* _Listing_
• • • • • • •

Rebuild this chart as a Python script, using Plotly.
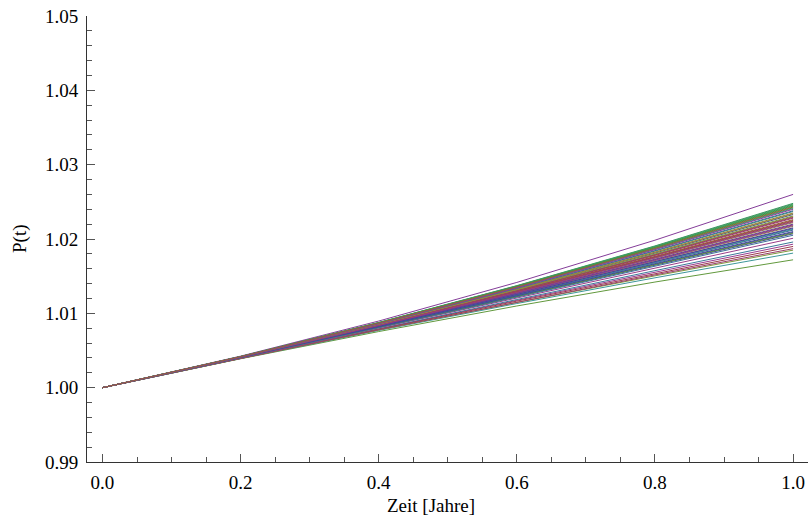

• • • • • • •

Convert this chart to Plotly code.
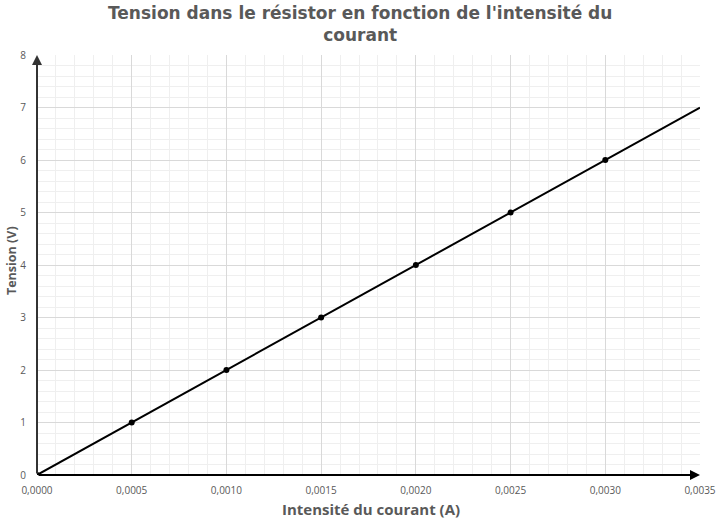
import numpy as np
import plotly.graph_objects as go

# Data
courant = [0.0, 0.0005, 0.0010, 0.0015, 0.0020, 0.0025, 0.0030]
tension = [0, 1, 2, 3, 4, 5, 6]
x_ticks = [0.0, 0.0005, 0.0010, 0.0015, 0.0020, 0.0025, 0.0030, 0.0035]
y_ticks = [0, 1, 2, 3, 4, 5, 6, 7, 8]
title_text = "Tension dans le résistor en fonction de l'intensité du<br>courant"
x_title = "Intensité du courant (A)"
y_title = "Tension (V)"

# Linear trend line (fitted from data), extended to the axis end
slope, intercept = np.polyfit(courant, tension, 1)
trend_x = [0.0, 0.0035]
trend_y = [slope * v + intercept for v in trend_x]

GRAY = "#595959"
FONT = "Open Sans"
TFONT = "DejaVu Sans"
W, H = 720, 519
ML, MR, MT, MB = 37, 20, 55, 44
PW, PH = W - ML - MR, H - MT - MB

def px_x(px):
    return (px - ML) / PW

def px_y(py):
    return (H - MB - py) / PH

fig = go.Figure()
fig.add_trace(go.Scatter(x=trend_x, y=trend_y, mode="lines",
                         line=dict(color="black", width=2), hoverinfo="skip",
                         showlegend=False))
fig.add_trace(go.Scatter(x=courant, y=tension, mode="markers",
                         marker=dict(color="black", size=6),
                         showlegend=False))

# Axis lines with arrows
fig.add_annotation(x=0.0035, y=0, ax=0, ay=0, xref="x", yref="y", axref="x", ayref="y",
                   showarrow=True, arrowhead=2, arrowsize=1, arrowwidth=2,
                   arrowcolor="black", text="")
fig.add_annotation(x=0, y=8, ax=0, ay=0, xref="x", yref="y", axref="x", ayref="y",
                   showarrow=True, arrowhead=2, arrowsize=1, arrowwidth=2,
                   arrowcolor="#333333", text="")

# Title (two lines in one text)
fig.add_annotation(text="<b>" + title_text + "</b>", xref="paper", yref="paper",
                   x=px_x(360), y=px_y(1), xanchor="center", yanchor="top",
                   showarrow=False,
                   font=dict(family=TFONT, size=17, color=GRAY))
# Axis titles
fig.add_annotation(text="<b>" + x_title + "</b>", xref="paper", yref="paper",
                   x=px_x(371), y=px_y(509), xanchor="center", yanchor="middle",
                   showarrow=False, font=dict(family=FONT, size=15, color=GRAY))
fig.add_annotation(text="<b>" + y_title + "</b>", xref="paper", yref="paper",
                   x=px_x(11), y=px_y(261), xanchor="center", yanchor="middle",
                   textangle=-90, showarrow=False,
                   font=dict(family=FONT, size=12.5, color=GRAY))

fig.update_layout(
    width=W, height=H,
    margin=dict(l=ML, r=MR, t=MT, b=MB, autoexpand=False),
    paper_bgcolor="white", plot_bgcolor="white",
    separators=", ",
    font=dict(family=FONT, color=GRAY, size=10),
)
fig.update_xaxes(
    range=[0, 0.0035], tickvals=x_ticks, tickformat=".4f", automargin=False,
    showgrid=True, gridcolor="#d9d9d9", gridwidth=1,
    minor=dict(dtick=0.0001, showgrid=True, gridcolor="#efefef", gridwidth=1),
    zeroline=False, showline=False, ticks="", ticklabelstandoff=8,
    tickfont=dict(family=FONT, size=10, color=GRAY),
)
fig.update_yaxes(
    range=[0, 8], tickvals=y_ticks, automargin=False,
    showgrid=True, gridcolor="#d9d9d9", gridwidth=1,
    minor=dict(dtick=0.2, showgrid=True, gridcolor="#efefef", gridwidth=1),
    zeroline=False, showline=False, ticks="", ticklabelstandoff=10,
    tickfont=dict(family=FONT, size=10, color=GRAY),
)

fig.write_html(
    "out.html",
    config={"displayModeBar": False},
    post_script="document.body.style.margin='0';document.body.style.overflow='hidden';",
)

• • • • • • •

* _Work to complete_
Start with the line that includes "Convert this chart to Plotly code." and finish with the line that includes "import plotly.graph_objects as go": reproduce those lines exactly, nothing before or after, and omit any pictures.

* _In response_
Convert this chart to Plotly code.
import numpy as np
import plotly.graph_objects as go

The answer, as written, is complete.